Optimal solution for immunizing arbitrarily scheduled multiple liabilities

Abstract

Immunization, a control tool for interest rate dependent changes in the value of an asset portfolio given a similar dependency for a target liability portfolio, is central to portfolio management. A vast body of academic literature describes various immunization models either for the case of a single liability payout or assuming a specific change in the yield curve, or both. This paper is the first to propose an immunization solution for the case of multiple liability payouts assuming arbitrary changes in the yield curve. For the case of multiple liability payouts, we generalize M-Absolute, which is a risk measure proposed by Nawalkha и Chambers (1996), and estimate the proximity of payment streams with EMD (the Wasserstein distance) which is a well-known tool in machine learning.

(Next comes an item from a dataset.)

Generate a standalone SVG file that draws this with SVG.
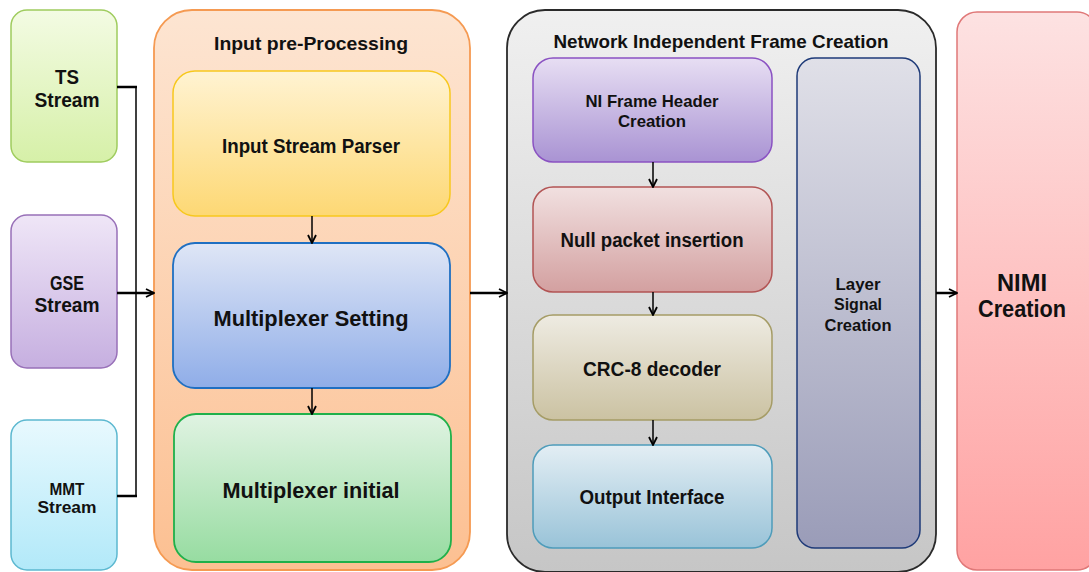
<svg xmlns="http://www.w3.org/2000/svg" width="1089" height="572" viewBox="0 0 1089 572">
  <defs>
    <linearGradient id="gTS" x1="0" y1="0" x2="0" y2="1"><stop offset="0" stop-color="#f3fbe3"/><stop offset="1" stop-color="#d6f0a8"/></linearGradient>
    <linearGradient id="gGSE" x1="0" y1="0" x2="0" y2="1"><stop offset="0" stop-color="#efe6f7"/><stop offset="1" stop-color="#c6afe0"/></linearGradient>
    <linearGradient id="gMMT" x1="0" y1="0" x2="0" y2="1"><stop offset="0" stop-color="#e8f9fe"/><stop offset="1" stop-color="#b2e9f9"/></linearGradient>
    <linearGradient id="gPre" x1="0" y1="0" x2="0" y2="1"><stop offset="0" stop-color="#fde5d2"/><stop offset="1" stop-color="#fcc092"/></linearGradient>
    <linearGradient id="gParser" x1="0" y1="0" x2="0" y2="1"><stop offset="0" stop-color="#fff3d2"/><stop offset="1" stop-color="#fdd874"/></linearGradient>
    <linearGradient id="gSet" x1="0" y1="0" x2="0" y2="1"><stop offset="0" stop-color="#dfe6f6"/><stop offset="1" stop-color="#8fade8"/></linearGradient>
    <linearGradient id="gInit" x1="0" y1="0" x2="0" y2="1"><stop offset="0" stop-color="#e0f3e2"/><stop offset="1" stop-color="#97dca1"/></linearGradient>
    <linearGradient id="gNI" x1="0" y1="0" x2="0" y2="1"><stop offset="0" stop-color="#f0f0f0"/><stop offset="1" stop-color="#c6c6c6"/></linearGradient>
    <linearGradient id="gHdr" x1="0" y1="0" x2="0" y2="1"><stop offset="0" stop-color="#e7def3"/><stop offset="1" stop-color="#a993d3"/></linearGradient>
    <linearGradient id="gNull" x1="0" y1="0" x2="0" y2="1"><stop offset="0" stop-color="#f1e0e0"/><stop offset="1" stop-color="#d3a0a0"/></linearGradient>
    <linearGradient id="gCRC" x1="0" y1="0" x2="0" y2="1"><stop offset="0" stop-color="#eeebe2"/><stop offset="1" stop-color="#cbc2a2"/></linearGradient>
    <linearGradient id="gOut" x1="0" y1="0" x2="0" y2="1"><stop offset="0" stop-color="#e3eef4"/><stop offset="1" stop-color="#99c3d8"/></linearGradient>
    <linearGradient id="gLayer" x1="0" y1="0" x2="0" y2="1"><stop offset="0" stop-color="#e0e0e8"/><stop offset="1" stop-color="#9a9cb8"/></linearGradient>
    <linearGradient id="gNIMI" x1="0" y1="0" x2="0" y2="1"><stop offset="0" stop-color="#fde2e2"/><stop offset="1" stop-color="#ffa2a2"/></linearGradient>
    <marker id="arr" viewBox="0 0 10 10" refX="9" refY="5" markerWidth="10" markerHeight="10" markerUnits="userSpaceOnUse" orient="auto">
      <path d="M1,1 L9,5 L1,9" fill="none" stroke="#000" stroke-width="1.8"/>
    </marker>
  </defs>
  <style>
    text { font-family: "Liberation Sans Narrow", "Liberation Sans", Arial, sans-serif; font-weight: bold; fill: #111; text-anchor: middle; }
    .c { fill: none; stroke: #000; }
    .thin { stroke-width: 1.5; }
    .thick { stroke-width: 2.5; }
  </style>

  <rect width="1089" height="572" fill="#ffffff"/>

  <!-- input streams -->
  <g id="ts-stream">
    <rect x="11" y="10" width="106" height="152" rx="16" fill="url(#gTS)" stroke="#9fcc5e" stroke-width="1.5"/>
    <text x="67" y="84" font-size="20" textLength="24" lengthAdjust="spacingAndGlyphs">TS</text>
    <text x="67" y="107" font-size="20" textLength="65" lengthAdjust="spacingAndGlyphs">Stream</text>
  </g>
  <g id="gse-stream">
    <rect x="11" y="215" width="106" height="153" rx="16" fill="url(#gGSE)" stroke="#9870b8" stroke-width="1.5"/>
    <text x="67" y="290" font-size="20" textLength="34" lengthAdjust="spacingAndGlyphs">GSE</text>
    <text x="67" y="312" font-size="20" textLength="65" lengthAdjust="spacingAndGlyphs">Stream</text>
  </g>
  <g id="mmt-stream">
    <rect x="11" y="420" width="106" height="150" rx="16" fill="url(#gMMT)" stroke="#5cb8d0" stroke-width="1.5"/>
    <text x="67" y="495" font-size="17" textLength="35" lengthAdjust="spacingAndGlyphs">MMT</text>
    <text x="67" y="513" font-size="17" textLength="59" lengthAdjust="spacingAndGlyphs">Stream</text>
  </g>

  <!-- input pre-processing stage -->
  <g id="input-preprocessing">
    <rect x="154" y="10" width="316" height="560" rx="38" fill="url(#gPre)" stroke="#f59a52" stroke-width="1.8"/>
    <text x="311" y="50" font-size="18" textLength="194" lengthAdjust="spacingAndGlyphs">Input pre-Processing</text>
  </g>
  <g id="input-stream-parser">
    <rect x="173" y="71" width="277" height="145" rx="22" fill="url(#gParser)" stroke="#f7c81e" stroke-width="1.5"/>
    <text x="311" y="153" font-size="20" textLength="178" lengthAdjust="spacingAndGlyphs">Input Stream Parser</text>
  </g>
  <g id="multiplexer-setting">
    <rect x="173" y="243" width="277" height="145" rx="22" fill="url(#gSet)" stroke="#1f6fc2" stroke-width="1.8"/>
    <text x="311" y="326" font-size="22" textLength="195" lengthAdjust="spacingAndGlyphs">Multiplexer Setting</text>
  </g>
  <g id="multiplexer-initial">
    <rect x="174" y="414" width="277" height="148" rx="22" fill="url(#gInit)" stroke="#1fb04a" stroke-width="1.8"/>
    <text x="311" y="498" font-size="22" textLength="177" lengthAdjust="spacingAndGlyphs">Multiplexer initial</text>
  </g>

  <!-- network independent frame creation stage -->
  <g id="ni-frame-creation">
    <rect x="507" y="10" width="429" height="562" rx="38" fill="url(#gNI)" stroke="#2a2a2a" stroke-width="1.8"/>
    <text x="721" y="48" font-size="19" textLength="335" lengthAdjust="spacingAndGlyphs">Network Independent Frame Creation</text>
  </g>
  <g id="ni-frame-header">
    <rect x="533" y="58" width="239" height="104" rx="20" fill="url(#gHdr)" stroke="#8a52c2" stroke-width="1.5"/>
    <text x="652" y="107" font-size="17" textLength="133" lengthAdjust="spacingAndGlyphs">NI Frame Header</text>
    <text x="652" y="127" font-size="17" textLength="68" lengthAdjust="spacingAndGlyphs">Creation</text>
  </g>
  <g id="null-packet-insertion">
    <rect x="533" y="187" width="239" height="105" rx="20" fill="url(#gNull)" stroke="#b25454" stroke-width="1.5"/>
    <text x="652" y="247" font-size="20" textLength="183" lengthAdjust="spacingAndGlyphs">Null packet insertion</text>
  </g>
  <g id="crc8-decoder">
    <rect x="533" y="315" width="239" height="105" rx="20" fill="url(#gCRC)" stroke="#a59c66" stroke-width="1.5"/>
    <text x="652" y="376" font-size="20" textLength="138" lengthAdjust="spacingAndGlyphs">CRC-8 decoder</text>
  </g>
  <g id="output-interface">
    <rect x="533" y="445" width="239" height="103" rx="20" fill="url(#gOut)" stroke="#4e9cba" stroke-width="1.5"/>
    <text x="652" y="504" font-size="20" textLength="145" lengthAdjust="spacingAndGlyphs">Output Interface</text>
  </g>
  <g id="layer-signal-creation">
    <rect x="797" y="58" width="123" height="490" rx="18" fill="url(#gLayer)" stroke="#1e3a78" stroke-width="1.5"/>
    <text x="858" y="290" font-size="17" textLength="45" lengthAdjust="spacingAndGlyphs">Layer</text>
    <text x="858" y="310" font-size="17" textLength="48" lengthAdjust="spacingAndGlyphs">Signal</text>
    <text x="858" y="331" font-size="17" textLength="67" lengthAdjust="spacingAndGlyphs">Creation</text>
  </g>

  <!-- output -->
  <g id="nimi-creation">
    <rect x="957" y="12" width="140" height="558" rx="20" fill="url(#gNIMI)" stroke="#e07878" stroke-width="1.5"/>
    <text x="1022" y="291" font-size="24" textLength="50" lengthAdjust="spacingAndGlyphs">NIMI</text>
    <text x="1022" y="317" font-size="24" textLength="88" lengthAdjust="spacingAndGlyphs">Creation</text>
  </g>

  <!-- connectors -->
  <g id="connectors">
    <path class="c thick" d="M117,87 H137"/>
    <path class="c thick" d="M117,496 H137"/>
    <path class="c thin" d="M136,87 V496"/>
    <path class="c thick" d="M117,293 H154" marker-end="url(#arr)"/>
    <path class="c thin" d="M312,216 V243" marker-end="url(#arr)"/>
    <path class="c thin" d="M312,388 V414" marker-end="url(#arr)"/>
    <path class="c thick" d="M470,293 H507" marker-end="url(#arr)"/>
    <path class="c thin" d="M653,162 V187" marker-end="url(#arr)"/>
    <path class="c thin" d="M653,292 V315" marker-end="url(#arr)"/>
    <path class="c thin" d="M653,420 V445" marker-end="url(#arr)"/>
    <path class="c thick" d="M936,293 H957" marker-end="url(#arr)"/>
  </g>
</svg>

In line with Fong and Vasicek (1984), it is shown that portfolio’s interest rate risk is constrained to a product of two factors with one factor, EMD between asset and liability streams, being only dependent on the portfolio structure and the other factor, the sup-norm of the function of interest rate shocks, being solely determined by changes in the yield curve. We also show the unimprovability of the estimate and obtain, in an explicit form, a computational procedure for the optimal immunizing portfolio. The results are practically applicable as exemplified by the immunization of an annuity-type security with a portfolio of government bonds.